CD: What about getting everyone ready ahead of the school year?

LM: We have a choreography camp the weekend before school starts. That’s when April comes in and teaches the show’s choreography. We hope they remember some of it – we’ll break it down into smaller bits and a slower pace later in the year, because she starts by throwing all of it at us really quickly. Then, the weekend before we head out for our first competition, we do a winter camp to fine tune everything and work on the logistics of getting on and off stage and timing and all that kind of stuff.

CD: Is everyone in Show Choir involved in the rest of the program as well?

LM: Yes – Iowa mandates that all participants in Show Choir are also in a curricular choir and that all of our band members are also members of the band program, with the exception of the keyboardist.

CD: In moving to a new school and designing a new program from scratch, what kinds of big changes have you been able to pursue?

LM: I’m trying to think three to five years down the road and building up to where I want to be at that moment.
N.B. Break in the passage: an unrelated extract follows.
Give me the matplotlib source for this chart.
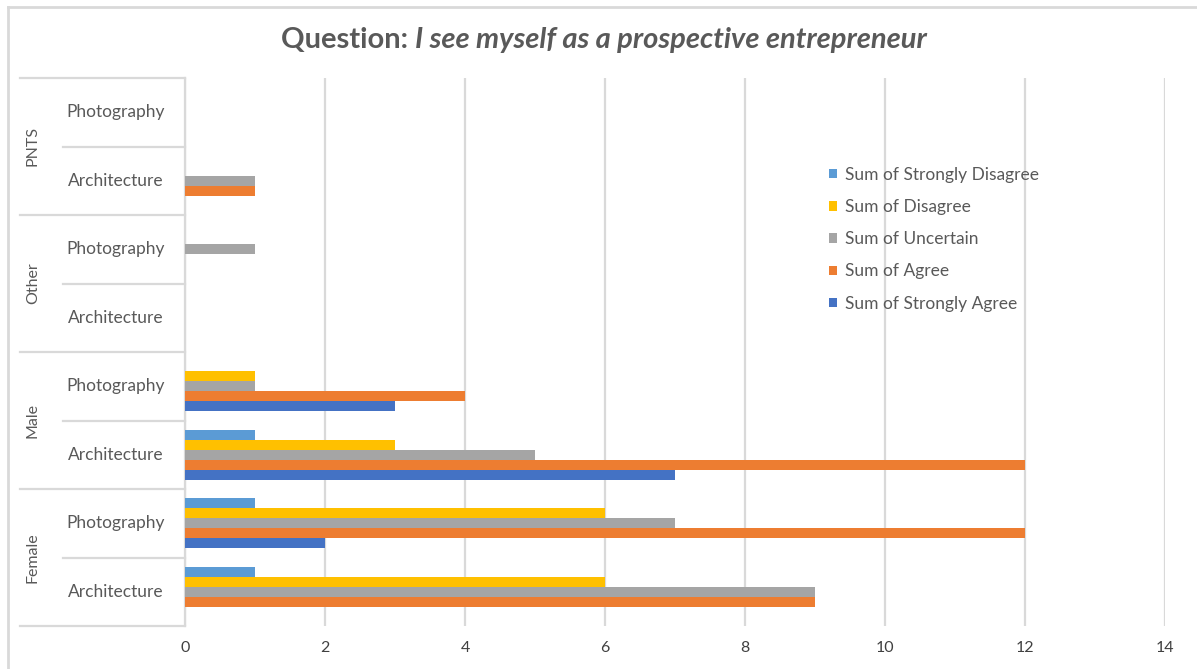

Because of the financial issues that come into play when starting from scratch, it’s hard to just come right in and say, “Alright, here’s what we’re going to do immediately.”

We’re going to try to not look like what we’ve looked like in the past, but there will be elements of what we’ve done that will obviously be there. It’s going to be building and also taking baby steps for the parents and students who are used to seeing a certain way of doing things. Moving them down a different path is going to be fun.

CD: So you’ve got a sort of drastically different vision that you’d like to get to?

LM: We don’t have names for the groups yet, but I’d like to move the varsity program toward the types of performances where nobody really knows what to expect. Not what they’re going to do, how they’re going to do it, the twists and turns that we’ll be doing within the show, or anything. With Visual Adrenaline, there was an expectation of what the show would be because that’s how it’s been for so long. It’s been a challenge to find ways to push the envelope.

The funny thing is that the kids and the parents involved at the time are gung-ho and happy to go with new ideas. It’s the past parents, the adjudicators, and people who have seen them for years that end up having issues with little changes. And that’s one of the great things about Ankeny, really – past parents and administrators are all so proud of what we do. I see parents from my first year teaching here that are still coming to our shows. It can be a double-edged sword because they’re so passionate about what we do that when we change something, they can recoil a little bit.  But I wouldn’t change this experience for anything. With the new group, I’ve already told everyone to be prepared to be different – the students and the parents. It’s going to be a different ride, so let’s go.